Price Forecasts: A State Divided Between Bulls and Sceptics
As of mid-2025, most Wall Street analysts place Nvidia’s price target between $160 and $180 post-split. The most bullish forecasts touch $210, while the most cautious drop closer to $135—citing slowing margins and rising competition.
But in California, investors often act ahead of consensus.
“In Menlo Park, no one’s waiting for Morgan Stanley to issue a report,” said a tech-focused portfolio manager at a Bay Area venture fund. “The data, the talent, and the infrastructure—it’s all right here. And most of us believe Nvidia is still underpriced relative to its real AI market control.”
The Retail Scene Heats Up in California Suburbs
It’s not just Sand Hill Road. In cities like Irvine, Fresno, and Sacramento, everyday investors are buying into the Nvidia story.
Apps like SoFi and Robinhood—both California-based—report spikes in Nvidia purchases after the split. In suburban community colleges, professors are using Nvidia as a real-time case study for market dynamics and innovation cycles.
“I put my first $500 into Nvidia after watching a breakdown of their Blackwell architecture,” said Alyssa Ramos, a student at Cal Poly. “It finally felt like I understood what I was investing in.”

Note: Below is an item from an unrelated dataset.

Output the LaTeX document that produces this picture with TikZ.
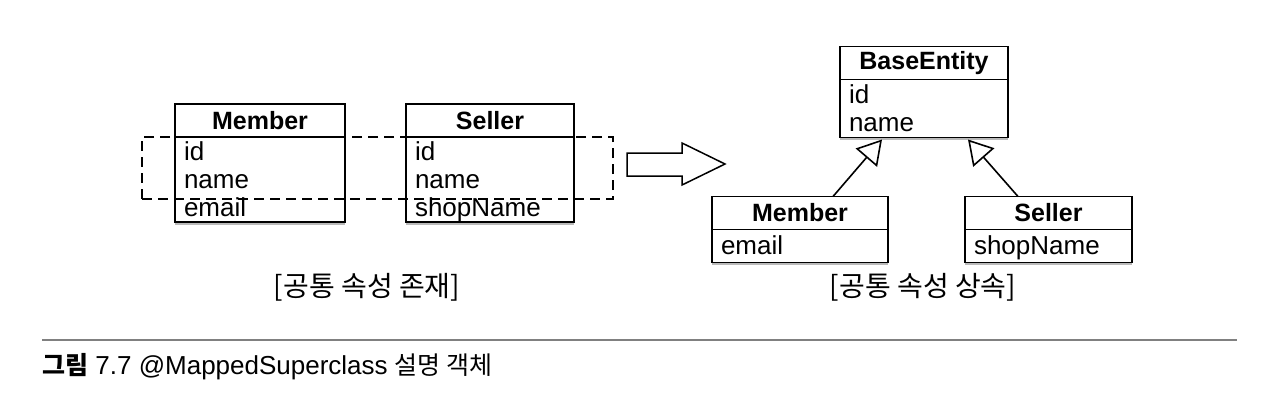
\documentclass[tikz,border=0pt]{standalone}
\usepackage{fontspec}
\setmainfont{Liberation Sans}
\newfontfamily\krfont{Noto Sans CJK KR}
\usetikzlibrary{positioning,arrows.meta,shadows}
\newcommand\rowstrut{\rule[-5.5pt]{0pt}{28pt}}
\tikzset{
    classhead/.style={
        rectangle,
        draw, line width=1.6pt,
        fill=white,
        outer sep=0pt, inner sep=0pt,
        minimum height=33pt,
        font={\fontsize{25}{30}\selectfont\bfseries}
    },
    classbody/.style={
        rectangle,
        draw, line width=1.6pt,
        fill=white,
        outer sep=0pt, inner xsep=9pt, inner ysep=0pt,
        text width=#1,
        align=left,
        font={\fontsize{26}{28}\selectfont},
        drop shadow={shadow xshift=0pt, shadow yshift=-2.5pt, fill=black!45, opacity=.6}
    },
    commonbox/.style={
        rectangle,
        draw, line width=1.5pt,
        dash pattern=on 10pt off 6pt,
        inner sep=0pt
    },
    inherit/.style={line width=1.6pt, -{Triangle[open, length=24pt, width=28pt]}},
    caplabel/.style={font={\krfont\fontsize{28}{32}\selectfont}},
}
\begin{document}
\begin{tikzpicture}[x=1pt, y=-1pt]
\useasboundingbox (0,0) rectangle (1264,413);
% common attributes in every class
\node[classhead, minimum width=170pt] (mh1) at (260,120.5) {Member};
\node[classbody=152pt, minimum height=85pt, below=0pt of mh1] (mb1) {id\rowstrut\\name\rowstrut\\email\rowstrut};
\node[classhead, minimum width=168pt] (sh1) at (490,120.5) {Seller};
\node[classbody=150pt, minimum height=85pt, below=0pt of sh1] (sb1) {id\rowstrut\\name\rowstrut\\shopName\rowstrut};
\node[commonbox, minimum width=471pt, minimum height=62pt] (common) at (377.5,168) {};
\node[caplabel] (leftcap) at (367,287) {[공통 속성 존재]};
% block arrow
\draw[line width=1.5pt] (627,153) -- (682,153) -- (682,143) -- (725,164)
    -- (682,185) -- (682,176) -- (627,176) -- cycle;
% inherited attributes
\node[classhead, minimum width=168pt] (beh) at (924,63) {BaseEntity};
\node[classbody=150pt, minimum height=58pt, below=0pt of beh] (beb) {id\rowstrut\\name\rowstrut};
\node[classhead, minimum width=176pt] (mh2) at (800,213) {Member};
\node[classbody=158pt, minimum height=33pt, below=0pt of mh2] (mb2) {email\rowstrut};
\node[classhead, minimum width=167pt] (sh2) at (1048.5,213) {Seller};
\node[classbody=149pt, minimum height=33pt, below=0pt of sh2] (sb2) {shopName\rowstrut};
\draw[inherit] ([xshift=121pt]mh2.north west) -- ([xshift=42pt, yshift=-2pt]beb.south west);
\draw[inherit] ([xshift=53pt]sh2.north west) -- ([xshift=-40pt, yshift=-2pt]beb.south east);
\node[caplabel] (rightcap) at (923,287) {[공통 속성 상속]};
% figure caption
\draw[black!50, line width=2pt] (42,340) -- (1237,340);
\node[anchor=west, inner sep=0pt, font={\fontsize{26}{30}\selectfont}] (caption) at (42,367)
    {{\krfont\fontsize{25}{30}\selectfont\bfseries 그림} 7.7 @MappedSuperclass {\krfont\fontsize{25}{30}\selectfont 설명 객체}};
\end{tikzpicture}
\end{document}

AI Chips Fueling the Next Generation of California Industry
Across industries, California businesses are integrating Nvidia-powered AI at scale. Agriculture tech firms in Salinas Valley are using computer vision to optimize crop yields. Logistics companies near the Port of Oakland have rolled out Nvidia-backed forecasting systems to minimize downtime.
And in Hollywood, post-production houses have adopted Nvidia’s new neural rendering tools, shaving hours off of effects pipelines. Nvidia is no longer a “tech stock”—it’s an infrastructure stock in California.
Risks Loom, but Innovation Pushes Forward
Even in Nvidia’s home state, not everyone’s bullish. Concerns over China exposure, U.S. export controls, and tech bubble flashbacks keep some investors cautious. Yet for most in California’s fast-moving tech environment, those risks are part of the terrain.
“This isn’t 2000,” said Jon Wu, a serial founder now mentoring at Y Combinator. “Back then it was promises. Now it’s working systems, billion-dollar models, and quantifiable demand. Nvidia just happens to be in the eye of the storm.”